» **Stated task**
Your job is to retype all of the data word for word, leaving every image out.

» **Data segment**
+ + + + + + +
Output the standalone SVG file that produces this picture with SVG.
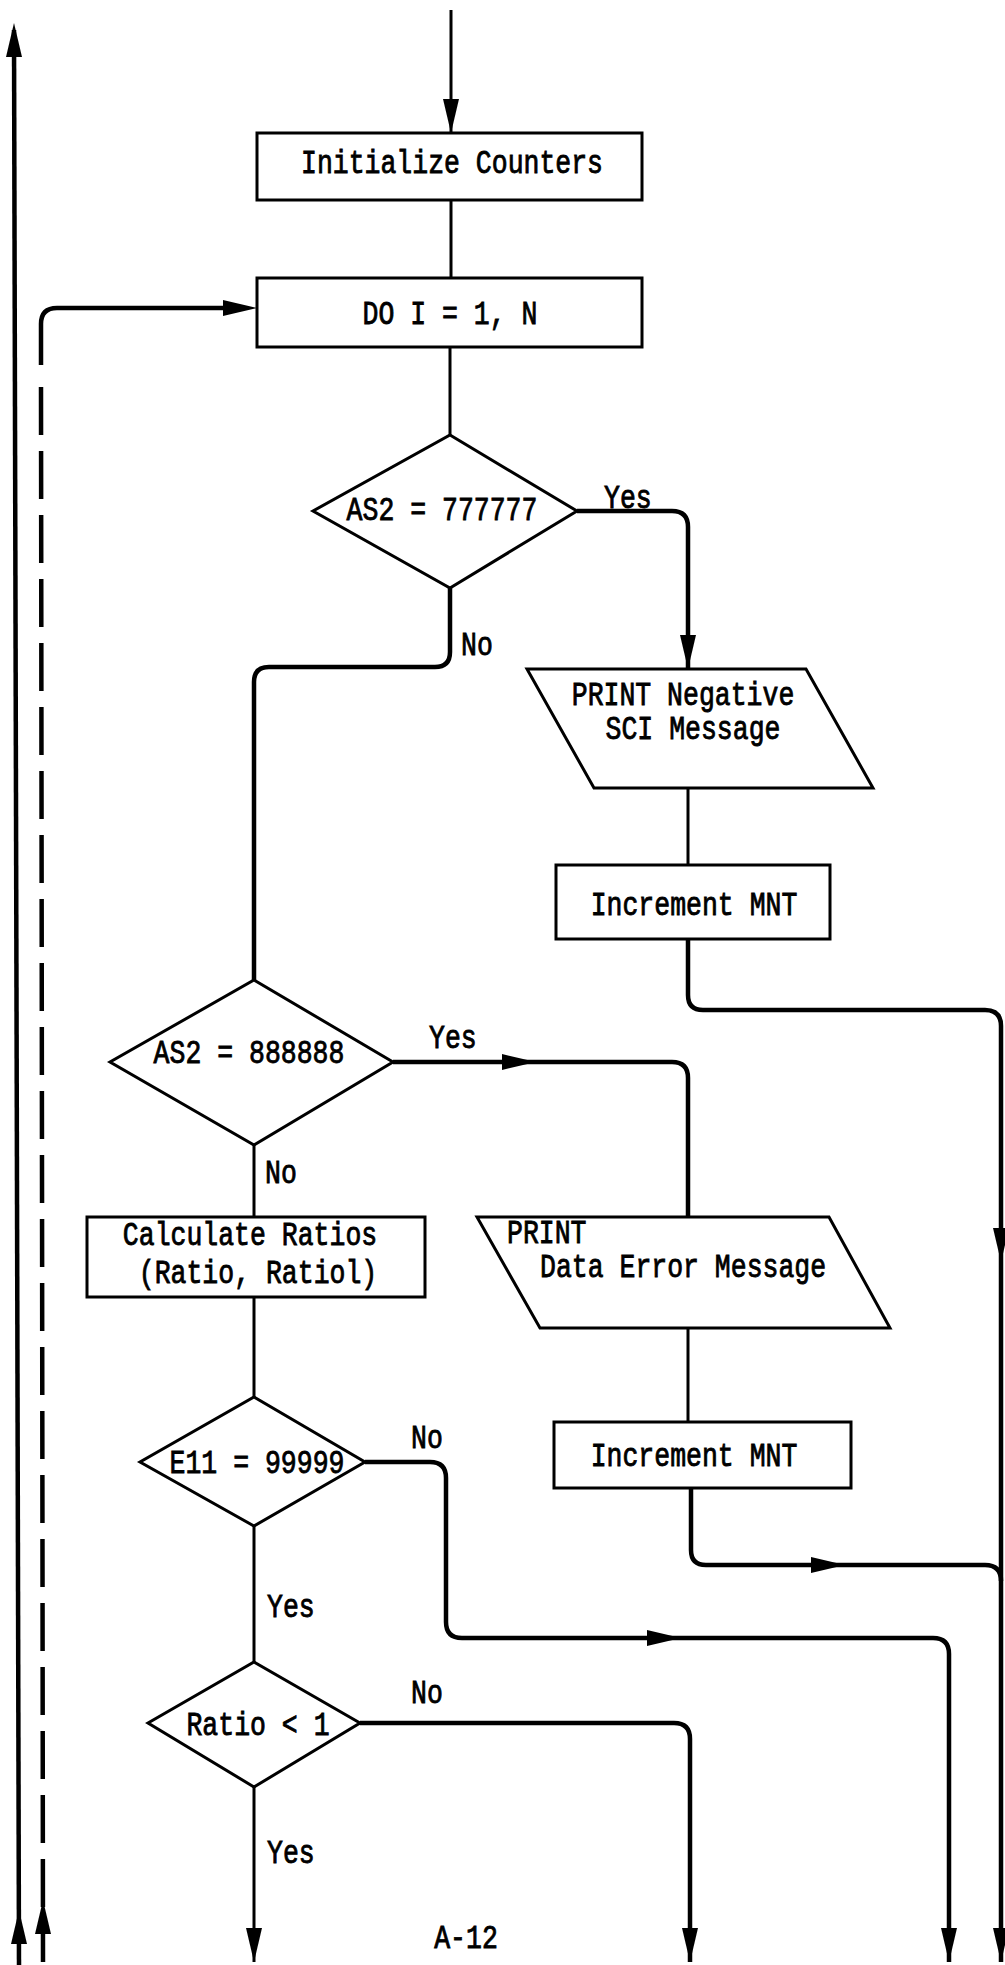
<svg xmlns="http://www.w3.org/2000/svg" xmlns:xlink="http://www.w3.org/1999/xlink" width="1005" height="1965" viewBox="0 0 1005 1965">
<style>
.n{fill:#fff;stroke:#000;stroke-width:3;stroke-linejoin:miter}
.c{fill:none;stroke:#000;stroke-width:3}
.k{stroke-width:4.5}
.d{stroke-dasharray:48 16}
.a{fill:#000}
.t{font-family:"Liberation Mono","DejaVu Sans Mono",monospace;font-size:26.5px;fill:#000;stroke:#000;stroke-width:0.7}
.m{text-anchor:middle}
</style>
<defs>
<path id="ah" d="M0,0 L-34,-8 L-34,8 Z"/>
</defs>
<rect x="0" y="0" width="1005" height="1965" fill="#fff"/>
<g id="connectors">
<path class="c" d="M451,10 V133"/>
<path class="c" d="M451,200 V278"/>
<path class="c" d="M450,347 V435"/>
<path class="c k" d="M577,511 H672 Q688,511 688,527 V669"/>
<path class="c k" d="M450,588 V652 Q450,667 435,667 H269 Q254,667 254,682 V980"/>
<path class="c" d="M688,788 V865"/>
<path class="c k" d="M688,939 V995 Q688,1010 703,1010 H985 Q1001,1010 1001,1026 V1962"/>
<path class="c k" d="M393,1062 H672 Q688,1062 688,1078 V1217"/>
<path class="c" d="M254,1145 V1217"/>
<path class="c" d="M688,1328 V1422"/>
<path class="c k" d="M691,1488 V1550 Q691,1565 706,1565 H985 Q1001,1565 1001,1581"/>
<path class="c" d="M254,1297 V1397"/>
<path class="c k" d="M365,1462 H430 Q446,1462 446,1478 V1622 Q446,1638 462,1638 H933 Q949,1638 949,1654 V1962"/>
<path class="c" d="M254,1526 V1662"/>
<path class="c k" d="M360,1723 H674 Q690,1723 690,1739 V1962"/>
<path class="c" d="M254,1787 V1962"/>
<path class="c k" d="M19,1965 L14,30"/>
<path class="c k" d="M41,365 V324 Q41,308 57,308 H240"/>
<path class="c k d" d="M41,387 L43,1962"/>
<use href="#ah" xlink:href="#ah" class="a" transform="translate(451,133) rotate(90)"/>
<use href="#ah" xlink:href="#ah" class="a" transform="translate(257,308)"/>
<use href="#ah" xlink:href="#ah" class="a" transform="translate(688,669) rotate(90)"/>
<use href="#ah" xlink:href="#ah" class="a" transform="translate(536,1062)"/>
<use href="#ah" xlink:href="#ah" class="a" transform="translate(1001,1262) rotate(90)"/>
<use href="#ah" xlink:href="#ah" class="a" transform="translate(1001,1962) rotate(90)"/>
<use href="#ah" xlink:href="#ah" class="a" transform="translate(845,1565)"/>
<use href="#ah" xlink:href="#ah" class="a" transform="translate(681,1638)"/>
<use href="#ah" xlink:href="#ah" class="a" transform="translate(949,1962) rotate(90)"/>
<use href="#ah" xlink:href="#ah" class="a" transform="translate(690,1962) rotate(90)"/>
<use href="#ah" xlink:href="#ah" class="a" transform="translate(254,1962) rotate(90)"/>
<use href="#ah" xlink:href="#ah" class="a" transform="translate(14,23) rotate(-90)"/>
<use href="#ah" xlink:href="#ah" class="a" transform="translate(19,1910) rotate(-90)"/>
<use href="#ah" xlink:href="#ah" class="a" transform="translate(43,1900) rotate(-90)"/>
<text class="t" transform="translate(604,508) scale(1,1.22)">Yes</text>
<text class="t" transform="translate(461,655) scale(1,1.22)">No</text>
<text class="t" transform="translate(429,1048) scale(1,1.22)">Yes</text>
<text class="t" transform="translate(265,1183) scale(1,1.22)">No</text>
<text class="t" transform="translate(411,1448) scale(1,1.22)">No</text>
<text class="t" transform="translate(267,1617) scale(1,1.22)">Yes</text>
<text class="t" transform="translate(411,1703) scale(1,1.22)">No</text>
<text class="t" transform="translate(267,1863) scale(1,1.22)">Yes</text>
</g>
<g id="init">
<rect class="n" x="257" y="133" width="385" height="67"/>
<text class="t m" transform="translate(452,173) scale(1,1.22)">Initialize Counters</text>
</g>
<g id="doloop">
<rect class="n" x="257" y="278" width="385" height="69"/>
<text class="t m" transform="translate(450,324) scale(1,1.22)">DO I = 1, N</text>
</g>
<g id="dec1">
<polygon class="n" points="450,435 577,511 450,588 313,511"/>
<text class="t m" transform="translate(442,520) scale(1,1.22)">AS2 = 777777</text>
</g>
<g id="print1">
<polygon class="n" points="527,669 806,669 873,788 594,788"/>
<text class="t m" transform="translate(683,705) scale(1,1.22)">PRINT Negative</text>
<text class="t m" transform="translate(693,739) scale(1,1.22)">SCI Message</text>
</g>
<g id="inc1">
<rect class="n" x="556" y="865" width="274" height="74"/>
<text class="t m" transform="translate(694,915) scale(1,1.22)">Increment MNT</text>
</g>
<g id="dec2">
<polygon class="n" points="254,980 393,1062 254,1145 110,1062"/>
<text class="t m" transform="translate(249,1063) scale(1,1.22)">AS2 = 888888</text>
</g>
<g id="calc">
<rect class="n" x="87" y="1217" width="338" height="80"/>
<text class="t m" transform="translate(250,1245) scale(1,1.22)">Calculate Ratios</text>
<text class="t m" transform="translate(258,1283) scale(1,1.22)">(Ratio, Ratiol)</text>
</g>
<g id="print2">
<polygon class="n" points="477,1217 829,1217 890,1328 540,1328"/>
<text class="t" transform="translate(507,1243) scale(1,1.22)">PRINT</text>
<text class="t" transform="translate(540,1277) scale(1,1.22)">Data Error Message</text>
</g>
<g id="inc2">
<rect class="n" x="554" y="1422" width="297" height="66"/>
<text class="t m" transform="translate(694,1466) scale(1,1.22)">Increment MNT</text>
</g>
<g id="dec3">
<polygon class="n" points="254,1397 365,1462 254,1526 140,1462"/>
<text class="t m" transform="translate(257,1473) scale(1,1.22)">E11 = 99999</text>
</g>
<g id="dec4">
<polygon class="n" points="254,1662 360,1723 254,1787 148,1723"/>
<text class="t m" transform="translate(258,1735) scale(1,1.22)">Ratio &lt; 1</text>
</g>
<g id="page">
<text class="t m" transform="translate(466,1948) scale(1,1.22)">A-12</text>
</g>
</svg>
+ + + + + + +
» **Exercise response**
Output the standalone SVG file that produces this picture with SVG.
<svg xmlns="http://www.w3.org/2000/svg" xmlns:xlink="http://www.w3.org/1999/xlink" width="1005" height="1965" viewBox="0 0 1005 1965">
<style>
.n{fill:#fff;stroke:#000;stroke-width:3;stroke-linejoin:miter}
.c{fill:none;stroke:#000;stroke-width:3}
.k{stroke-width:4.5}
.d{stroke-dasharray:48 16}
.a{fill:#000}
.t{font-family:"Liberation Mono","DejaVu Sans Mono",monospace;font-size:26.5px;fill:#000;stroke:#000;stroke-width:0.7}
.m{text-anchor:middle}
</style>
<defs>
<path id="ah" d="M0,0 L-34,-8 L-34,8 Z"/>
</defs>
<rect x="0" y="0" width="1005" height="1965" fill="#fff"/>
<g id="connectors">
<path class="c" d="M451,10 V133"/>
<path class="c" d="M451,200 V278"/>
<path class="c" d="M450,347 V435"/>
<path class="c k" d="M577,511 H672 Q688,511 688,527 V669"/>
<path class="c k" d="M450,588 V652 Q450,667 435,667 H269 Q254,667 254,682 V980"/>
<path class="c" d="M688,788 V865"/>
<path class="c k" d="M688,939 V995 Q688,1010 703,1010 H985 Q1001,1010 1001,1026 V1962"/>
<path class="c k" d="M393,1062 H672 Q688,1062 688,1078 V1217"/>
<path class="c" d="M254,1145 V1217"/>
<path class="c" d="M688,1328 V1422"/>
<path class="c k" d="M691,1488 V1550 Q691,1565 706,1565 H985 Q1001,1565 1001,1581"/>
<path class="c" d="M254,1297 V1397"/>
<path class="c k" d="M365,1462 H430 Q446,1462 446,1478 V1622 Q446,1638 462,1638 H933 Q949,1638 949,1654 V1962"/>
<path class="c" d="M254,1526 V1662"/>
<path class="c k" d="M360,1723 H674 Q690,1723 690,1739 V1962"/>
<path class="c" d="M254,1787 V1962"/>
<path class="c k" d="M19,1965 L14,30"/>
<path class="c k" d="M41,365 V324 Q41,308 57,308 H240"/>
<path class="c k d" d="M41,387 L43,1962"/>
<use href="#ah" xlink:href="#ah" class="a" transform="translate(451,133) rotate(90)"/>
<use href="#ah" xlink:href="#ah" class="a" transform="translate(257,308)"/>
<use href="#ah" xlink:href="#ah" class="a" transform="translate(688,669) rotate(90)"/>
<use href="#ah" xlink:href="#ah" class="a" transform="translate(536,1062)"/>
<use href="#ah" xlink:href="#ah" class="a" transform="translate(1001,1262) rotate(90)"/>
<use href="#ah" xlink:href="#ah" class="a" transform="translate(1001,1962) rotate(90)"/>
<use href="#ah" xlink:href="#ah" class="a" transform="translate(845,1565)"/>
<use href="#ah" xlink:href="#ah" class="a" transform="translate(681,1638)"/>
<use href="#ah" xlink:href="#ah" class="a" transform="translate(949,1962) rotate(90)"/>
<use href="#ah" xlink:href="#ah" class="a" transform="translate(690,1962) rotate(90)"/>
<use href="#ah" xlink:href="#ah" class="a" transform="translate(254,1962) rotate(90)"/>
<use href="#ah" xlink:href="#ah" class="a" transform="translate(14,23) rotate(-90)"/>
<use href="#ah" xlink:href="#ah" class="a" transform="translate(19,1910) rotate(-90)"/>
<use href="#ah" xlink:href="#ah" class="a" transform="translate(43,1900) rotate(-90)"/>
<text class="t" transform="translate(604,508) scale(1,1.22)">Yes</text>
<text class="t" transform="translate(461,655) scale(1,1.22)">No</text>
<text class="t" transform="translate(429,1048) scale(1,1.22)">Yes</text>
<text class="t" transform="translate(265,1183) scale(1,1.22)">No</text>
<text class="t" transform="translate(411,1448) scale(1,1.22)">No</text>
<text class="t" transform="translate(267,1617) scale(1,1.22)">Yes</text>
<text class="t" transform="translate(411,1703) scale(1,1.22)">No</text>
<text class="t" transform="translate(267,1863) scale(1,1.22)">Yes</text>
</g>
<g id="init">
<rect class="n" x="257" y="133" width="385" height="67"/>
<text class="t m" transform="translate(452,173) scale(1,1.22)">Initialize Counters</text>
</g>
<g id="doloop">
<rect class="n" x="257" y="278" width="385" height="69"/>
<text class="t m" transform="translate(450,324) scale(1,1.22)">DO I = 1, N</text>
</g>
<g id="dec1">
<polygon class="n" points="450,435 577,511 450,588 313,511"/>
<text class="t m" transform="translate(442,520) scale(1,1.22)">AS2 = 777777</text>
</g>
<g id="print1">
<polygon class="n" points="527,669 806,669 873,788 594,788"/>
<text class="t m" transform="translate(683,705) scale(1,1.22)">PRINT Negative</text>
<text class="t m" transform="translate(693,739) scale(1,1.22)">SCI Message</text>
</g>
<g id="inc1">
<rect class="n" x="556" y="865" width="274" height="74"/>
<text class="t m" transform="translate(694,915) scale(1,1.22)">Increment MNT</text>
</g>
<g id="dec2">
<polygon class="n" points="254,980 393,1062 254,1145 110,1062"/>
<text class="t m" transform="translate(249,1063) scale(1,1.22)">AS2 = 888888</text>
</g>
<g id="calc">
<rect class="n" x="87" y="1217" width="338" height="80"/>
<text class="t m" transform="translate(250,1245) scale(1,1.22)">Calculate Ratios</text>
<text class="t m" transform="translate(258,1283) scale(1,1.22)">(Ratio, Ratiol)</text>
</g>
<g id="print2">
<polygon class="n" points="477,1217 829,1217 890,1328 540,1328"/>
<text class="t" transform="translate(507,1243) scale(1,1.22)">PRINT</text>
<text class="t" transform="translate(540,1277) scale(1,1.22)">Data Error Message</text>
</g>
<g id="inc2">
<rect class="n" x="554" y="1422" width="297" height="66"/>
<text class="t m" transform="translate(694,1466) scale(1,1.22)">Increment MNT</text>
</g>
<g id="dec3">
<polygon class="n" points="254,1397 365,1462 254,1526 140,1462"/>
<text class="t m" transform="translate(257,1473) scale(1,1.22)">E11 = 99999</text>
</g>
<g id="dec4">
<polygon class="n" points="254,1662 360,1723 254,1787 148,1723"/>
<text class="t m" transform="translate(258,1735) scale(1,1.22)">Ratio &lt; 1</text>
</g>
<g id="page">
<text class="t m" transform="translate(466,1948) scale(1,1.22)">A-12</text>
</g>
</svg>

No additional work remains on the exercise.